10.05.2004

200,000 NEW REGISTERED VOTERS: If you add up the numbers in the last few paragraphs of this morning's Plain Dealer story, it looks like new voter registrations in Cuyahoga County had topped 140,000 by the time the deadline passed last night. Judy Gallo of the Cleveland Voter Registration Coalition told me yesterday that the county's total is actually more than 200,000. The number in Franklin County is more than 90,000. Statewide, the PD story predicts more than half a million people added to the rolls for this election.

Pretty incredible.

The Ohio GOP can put on a brave face, but the fact is that most of these new voters were recruited by anti-Bush registration efforts in the big cities. This was far and away the most serious, professional VR effort in modern history. To get an idea of its importance, you only have to consider one simple fact: if 120,000 more Ohio Democrats had turned out in 2000, Al Gore would have won Ohio and would be in the White House today.

Of course, signing up to vote is one thing, and turning out to vote is another. In the past, newly registered voters -- especially in low-income neighborhoods -- have been among the least likely to actually show up at the polls. In fact, Cleveland has never had a particularly low percentage of our eligible adults registered to vote -- we just don't show up on Election Day.

This year, everything rests on changing that pattern. Instead of the 130,000 votes cast in Cleveland in 2000, the Democrats need at least 200,000 -- 60% of the city's adult population. Is this possible?

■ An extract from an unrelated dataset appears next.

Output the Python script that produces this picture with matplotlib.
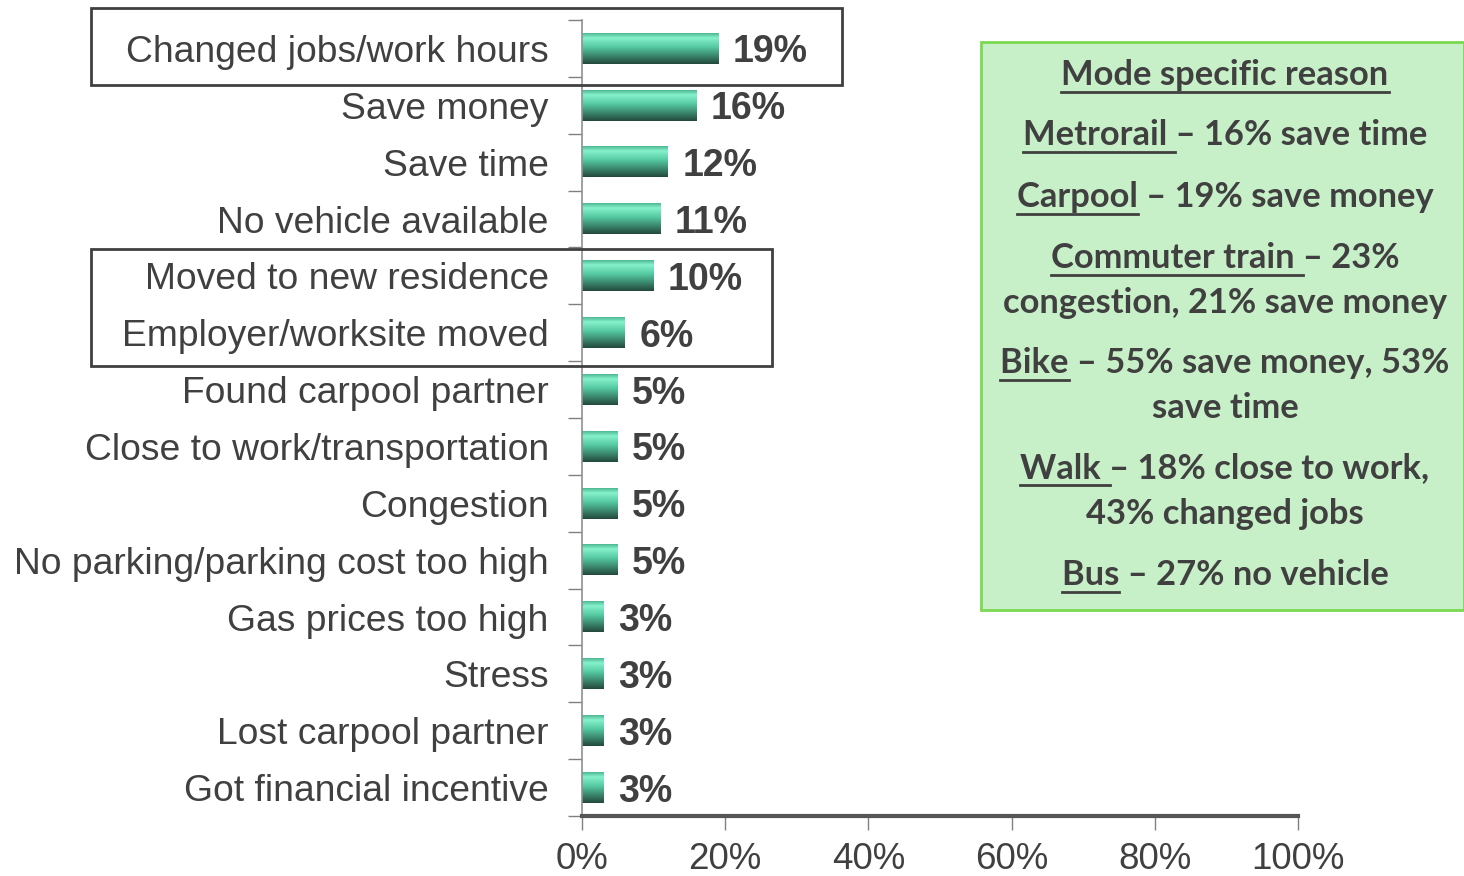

Yes, it is. There are at least two big differences between 2004 and previous years that make it possible:

First, every effective political player in town is on this case. Nobody -- not even the school levy campaign -- is obsessing about "likely voters" this year. The entire, unprecedented focus of all efforts this month will be the city's "unlikely voters" -- registered voters (new or old) who haven't voted recently. The newly registered are all either databased or soon will be; thousands of others have been canvassed in the last few months, and had their preferences and current contact information uploaded to the same databases. This is a new kind of voter ID. Its implications for a city like Cleveland are enormous, and not just in Presidential years.

Second, the pockets for this effort in Cleveland are probably the deepest in the country. You've heard people talk about the election being won or lost in Northeast Ohio? They're not kidding. A hundred thousand extra Democratic votes in Cuyahoga County are worth millions of dollars to the national Dems and their allies, and they're spending it... not on media, but on "the ground war".

Just one example: Move On PAC has just sent a couple dozen paid organizers into the county, opened two field offices, and is holding daily orientation meetings in each office for new volunteers to work on their precinct-by-precinct "Leave No Voter Behind" campaign. I went to the 7 pm West Side meeting last night... the office's second meeting of the day. It was standing room only -- over thirty volunteers, mostly campaign newbies from Move On's vast e-mail base, there to sign up for door-knocking duty in their own neighborhoods. At least ten of us agreed to be precinct captains, which means taking personal responsibility for a list of 150 "infrequent voters" in our own home precincts: finding and talking to them, getting them into the organization's web-based data system, and doing whatever it takes to get them to the polls on November 2.

Move On PAC has targeted 10,000 precincts in swing states across the country for this campaign. From what I saw last night, they seem to know exactly what they're doing... not surprising when you consider that this is the group that built a three-million-member email list from nothing, virtually invented online political fundraising for liberals, and taught Joe Trippi how to do politics on the Net. What is surprising is that this year in Cleveland, Move On's campaign is just icing on the cake... a final layer of new grassroots capability on top of an already huge, sophisticated turnout operation.

So, yes, all these new registrations really might turn into votes his year. If they do, John Kerry is our next President. And Cleveland politics is a whole new ball game.